Search code examples
rr-caret

using poly( function within training model in caret package resulting in dataframe error


Here's the code that I am running:

library(caret)
library(ISLR)
data('Auto')
cverror <- c()
for(i in 1:5){
  train_control <- trainControl(method='LOOCV')
  models <- train(mpg~poly(horsepower,i), data = Auto, trControl=train_control, method='glm')
  cverror[i] <- (models$results$RMSE)^2
}

cverror

What I'm trying to accomplish is to calculate the MSE (mean square error) for different polynomial levels using a loop so I don't have to code line by line. The error message I receive is:

 Error in `[.data.frame`(data, , all.vars(Terms), drop = FALSE) : 
  undefined columns selected 

Why am I receiving this error? My study mates said that this code runs fine on their machine, but it doesn't work on my personal or work computers. I have the latest RStudio and R versions installed with all packages up to date.

The following line of code works just fine:

train(mpg~poly(horsepower,2), data = Auto, trControl=train_control, method='glm')
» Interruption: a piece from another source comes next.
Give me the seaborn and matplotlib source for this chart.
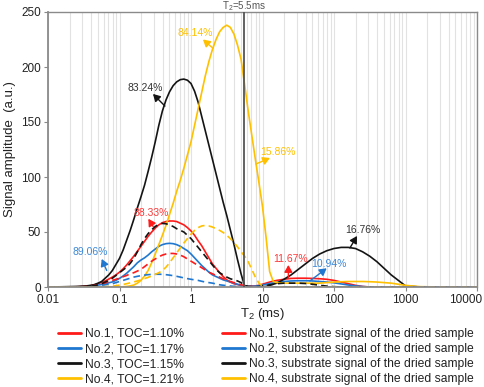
import numpy as np
import matplotlib
matplotlib.use("Agg")
import matplotlib.pyplot as plt
import matplotlib.transforms as mtransforms
from matplotlib.lines import Line2D
import seaborn as sns

# --- data: T2 as log10 exponent (ms), amplitude in a.u. ---
t2_exp = [-2.0, -1.8, -1.6,
          -1.5, -1.45, -1.4, -1.35, -1.3, -1.25, -1.2, -1.15, -1.1, -1.05,
          -1.0, -0.95, -0.9, -0.85, -0.8, -0.75, -0.7, -0.65, -0.6, -0.55,
          -0.5, -0.45, -0.4, -0.35, -0.3, -0.25, -0.2, -0.15, -0.1, -0.05,
          0.0, 0.05, 0.1, 0.15, 0.2, 0.25, 0.3, 0.35, 0.4, 0.45,
          0.5, 0.55, 0.6, 0.65, 0.7, 0.75, 0.8, 0.85, 0.9, 0.95,
          1.0, 1.05, 1.1, 1.15, 1.2,
          1.3, 1.4, 1.5, 1.6, 1.7, 1.8, 1.9, 2.0, 2.1, 2.2, 2.3, 2.4, 2.5,
          2.6, 2.7, 2.8, 2.9, 3.0, 3.2, 3.5, 4.0]

no1 = [0, 0, 0.2,
       0.5, 0.8, 1.3, 2, 3, 4.2, 5.5, 7.2, 9, 11,
       13.5, 16.5, 20, 24, 28, 32.5, 37, 41.5, 46, 50,
       53.5, 56.5, 58.5, 59.5, 60, 60, 59.5, 58, 56.5, 54,
       51, 47, 42, 37.5, 32, 26.5, 21, 17, 13, 9.5,
       6.5, 4.5, 3, 2.2, 1.5, 0.8, 0.6, 0.8, 1, 1.5,
       2.5, 3.5, 4.5, 5.3, 6,
       7, 7.8, 8, 8, 7.8, 7.5, 7, 6, 4.5, 3, 1.5, 0.5, 0,
       0, 0, 0, 0, 0, 0, 0, 0]
no2 = [0, 0, 0.1,
       0.3, 0.5, 0.8, 1.2, 1.7, 2.3, 3, 3.8, 4.6, 6,
       7.8, 10, 12.5, 15.5, 18.5, 22, 24.5, 26.5, 29, 32,
       34.5, 37, 38.5, 39.4, 39.7, 39.4, 38.5, 37, 35, 33,
       30, 26.5, 23, 19.5, 16.5, 13.5, 11, 9.5, 8, 6.5,
       5.5, 4.5, 3.5, 2.5, 1.5, 1, 0.6, 0.6, 0.8, 1.2,
       1.8, 2.5, 3.2, 3.7, 4.2,
       5, 5.5, 5.7, 5.7, 5.5, 5, 4.5, 3.8, 2.8, 1.8, 1, 0.4, 0,
       0, 0, 0, 0, 0, 0, 0, 0]
no3 = [0, 0.2, 0.5,
       0.8, 1.1, 1.5, 2.2, 3.5, 5, 8, 11, 15, 20.5,
       26, 33.5, 42.5, 51.5, 61.5, 72, 82, 92.5, 105, 118,
       132, 147, 160, 170, 177.5, 183, 186.5, 188.5, 189, 188,
       185, 178, 168, 155, 142, 129, 116, 103, 90, 77,
       65, 52, 39, 25, 12, 1, 0, 0, 0, 0,
       0, 0.5, 1.5, 2.5, 3.5,
       7, 11, 16, 21, 26, 30, 33, 35, 36, 36, 35, 32, 28,
       23, 17, 11, 6, 1, 0, 0, 0]
no4 = [0, 0, 0,
       0, 0, 0, 0, 0, 0, 0, 0, 0, 0,
       0, 0.2, 0.5, 1, 1.8, 3.5, 6, 10, 15, 22,
       30, 38.5, 47, 56, 66, 76, 87, 97, 108, 120,
       132, 147, 162, 177, 192, 205, 216, 225, 232, 236,
       238, 236, 230, 220, 207, 184, 160, 138, 116, 95,
       73, 45, 14, 5, 4,
       3.5, 3.5, 3.5, 3.5, 3.5, 3.5, 4, 4.5, 4.8, 5, 5, 5, 4.8,
       4.5, 4, 3.5, 2.5, 1.5, 0.3, 0, 0]

sub1 = [0, 0, 0,
        0.3, 0.5, 0.9, 1.4, 2, 2.8, 3.7, 4.8, 6, 7,
        8, 9.3, 10.5, 12, 13, 14.5, 16, 18.5, 21, 23.5,
        25.5, 27.5, 29, 30, 30.5, 30.5, 30, 29, 27.5, 25.5,
        23.5, 21.5, 19.5, 17.5, 15.5, 13.5, 12, 10.5, 9, 7.5,
        6, 5, 4, 3, 2, 1.2, 0.5, 0.2, 0, 0,
        0, 0, 0, 0, 0,
        0, 0, 0, 0, 0, 0, 0, 0, 0, 0, 0, 0, 0,
        0, 0, 0, 0, 0, 0, 0, 0]
sub2 = [0, 0, 0,
        0, 0.1, 0.3, 0.6, 1, 1.5, 2, 2.5, 3, 4,
        5, 6, 7, 8, 9, 9.7, 10.3, 10.8, 11.2, 11.5,
        11.6, 11.6, 11.5, 11.2, 10.8, 10.3, 9.7, 9, 8.3, 7.6,
        7, 6.5, 6, 5.2, 4.5, 4, 3.5, 2.8, 2, 1.6,
        1.2, 0.9, 0.6, 0.4, 0.3, 0.1, 0, 0, 0, 0,
        0, 0, 0, 0, 0,
        0, 0, 0, 0, 0, 0, 0, 0, 0, 0, 0, 0, 0,
        0, 0, 0, 0, 0, 0, 0, 0]
sub3 = [0, 0, 0.1,
        0.3, 0.5, 0.8, 1.2, 2, 3, 4.5, 6, 8, 10.5,
        13, 15.5, 18, 21.5, 26, 32, 38.5, 44, 48.5, 52,
        55, 57, 57.8, 57.5, 56.5, 55, 53, 51.5, 50, 47,
        44, 40, 36, 32, 28, 24, 20, 16, 13, 11,
        9, 7.5, 6.5, 5.5, 4, 1.5, 0.5, 0.3, 0.3, 0.5,
        1, 1.5, 2, 2.5, 3,
        3.5, 3.5, 3.5, 3.2, 2.5, 1.5, 0.8, 0.3, 0, 0, 0, 0, 0,
        0, 0, 0, 0, 0, 0, 0, 0]
sub4 = [0, 0, 0,
        0, 0, 0, 0, 0, 0.1, 0.3, 0.5, 0.8, 1.2,
        1.7, 2.3, 3, 3.8, 4.6, 5.5, 6.5, 7.6, 8.8, 10,
        11.5, 13, 15, 18, 22, 26.5, 31, 35.5, 40, 44,
        48, 51.5, 54, 55.5, 56, 55.5, 54.5, 53, 51.5, 49.5,
        47, 44, 40.5, 36.5, 32, 28, 23, 16, 9, 3.5,
        0.8, 0, 0, 0, 0,
        0, 0, 0, 0, 0, 0, 0, 0, 0, 0, 0, 0, 0,
        0, 0, 0, 0, 0, 0, 0, 0]

labels_main = ["No.1, TOC=1.10%", "No.2, TOC=1.17%", "No.3, TOC=1.15%", "No.4, TOC=1.21%"]
labels_sub = ["No.%d, substrate signal of the dried sample" % i for i in range(1, 5)]
colors = ["#ff1a1a", "#1f77d0", "#141414", "#ffc000"]
text_colors = ["#ff3838", "#3b87d6", "#333333", "#ffc000"]

# annotation: text, colour index, text pos (T2, amp), arrow head, arrow tail on curve
notes = [
    ("84.14%", 3, (1.14, 231), (1.47, 225), (2.03, 217)),
    ("83.24%", 2, (0.227, 181), (0.294, 175.5), (0.432, 164.5)),
    ("88.33%", 0, (0.275, 67.5), (0.253, 62), (0.297, 54.8)),
    ("89.06%", 1, (0.0386, 32), (0.0564, 25.5), (0.0662, 15)),
    ("15.86%", 3, (16.5, 123), (12.7, 117.3), (8.1, 111.8)),
    ("16.76%", 2, (251, 51.8), (210, 46.4), (167, 35.5)),
    ("11.67%", 0, (24.7, 25.5), (23, 20), (23, 8.2)),
    ("10.94%", 1, (83.7, 20.9), (79, 17), (46, 5.5)),
]

sns.set_theme(style="white")
plt.rcParams["font.family"] = ["Liberation Sans", "DejaVu Sans"]
plt.rcParams["mathtext.fontset"] = "custom"
plt.rcParams["mathtext.rm"] = "Liberation Sans"

t2 = 10 ** np.array(t2_exp)

fig = plt.figure(figsize=(4.84, 3.87), dpi=100)
ax = fig.add_axes([48 / 484, 1 - 287 / 387, 429 / 484, 275 / 387])

for amp, c in zip([no1, no2, no3, no4], colors):
    sns.lineplot(x=t2, y=amp, ax=ax, color=c, lw=1.2, estimator=None, sort=False)
for amp, c in zip([sub1, sub2, sub3, sub4], colors):
    sns.lineplot(x=t2, y=amp, ax=ax, color=c, lw=1.2, linestyle=(0, (4, 2.5)),
                 estimator=None, sort=False)

ax.axvline(5.5, color="#555555", lw=1.3, zorder=5)
ax.annotate(r"$\mathregular{T_2}$=5.5ms", xy=(5.5, 1.0), xycoords=("data", "axes fraction"),
            xytext=(0, 1.8), textcoords="offset points", ha="center", va="baseline",
            fontsize=7, color="#555555")

for txt, ci, pos, head, tail in notes:
    ax.annotate("", xy=head, xytext=tail,
                arrowprops=dict(arrowstyle="-|>,head_length=0.35,head_width=0.2",
                                color=colors[ci], lw=1.0, shrinkA=0, shrinkB=0))
    ax.text(pos[0], pos[1], txt, color=text_colors[ci], fontsize=7.5,
            ha="center", va="center")

ax.set_xscale("log")
ax.set_xlim(0.01, 10000)
ax.set_ylim(0, 250)
ax.set_xticks([0.01, 0.1, 1, 10, 100, 1000, 10000])
ax.set_xticklabels(["0.01", "0.1", "1", "10", "100", "1000", "10000"])
ax.set_yticks([0, 50, 100, 150, 200, 250])
ax.grid(True, which="both", axis="x", color="#e2e2e2", lw=0.8)
ax.grid(False, axis="y")
ax.tick_params(axis="both", which="major", length=3, width=0.8, color="#888888",
               labelsize=8.5, labelcolor="#222222", pad=2, bottom=True, left=True)
ax.tick_params(axis="x", which="minor", length=0)
for side in ["top", "right", "left", "bottom"]:
    ax.spines[side].set_color("#8a8a8a")
    ax.spines[side].set_linewidth(1.0)
ax.spines["left"].set_linewidth(1.3)
ax.spines["bottom"].set_linewidth(1.3)

# last tick label sits pulled in against the right edge, as in the reference
last = ax.get_xticklabels()[-1]
last.set_ha("right")
last.set_transform(last.get_transform() + mtransforms.ScaledTranslation(5 / 100, 0, fig.dpi_scale_trans))

ax.set_xlabel(r"$\mathregular{T_2}$ (ms)", fontsize=9.5, color="#222222", labelpad=0)
ax.set_ylabel("Signal amplitude  (a.u.)", fontsize=9.5, color="#222222", labelpad=4)

h_main = [Line2D([], [], color=c, lw=2) for c in colors]
h_sub = [Line2D([], [], color=c, lw=2) for c in colors]
leg_kw = dict(frameon=False, fontsize=8.7, handlelength=1.9, handletextpad=0.3,
              labelspacing=0.25, borderpad=0, borderaxespad=0, loc="upper left")
leg1 = fig.legend(h_main, labels_main, bbox_to_anchor=(58 / 484, 1 - 328 / 387), **leg_kw)
leg2 = fig.legend(h_sub, labels_sub, bbox_to_anchor=(222 / 484, 1 - 328 / 387), **leg_kw)
for leg in (leg1, leg2):
    for t in leg.get_texts():
        t.set_color("#222222")

fig.savefig("out.png", dpi=100)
This is in relation to the tutorial found on page 192/193 of the ISLR text (which I'm expanding upon).


Solution

  • If i <- 2 its value is not substituted into the formula. The formula is literally mpg ~ poly(horsepower, i).

    Try this:

    library(caret)
    library(ISLR)
    data('Auto')
    cverror <- numeric(5)
    for(i in 1:5){
      train_control <- trainControl(method='LOOCV')
      f <- bquote(mpg ~ poly(horsepower, .(i)))
      models <- train(as.formula(f), data = Auto, trControl=train_control, method='glm')
      cverror[i] <- (models$results$RMSE)^2
    }
    
    cverror
    #[1] 24.23151 19.24821 19.33498 19.42443 19.03321
    

    PS: Higher degree polynomials pretty much guarantee over-fitting. I'd not recommend a polynomial of a degree higher than 2, maybe 3. There are usually better models available in such a case. Higher degree polynomials are rare for "natural" processes.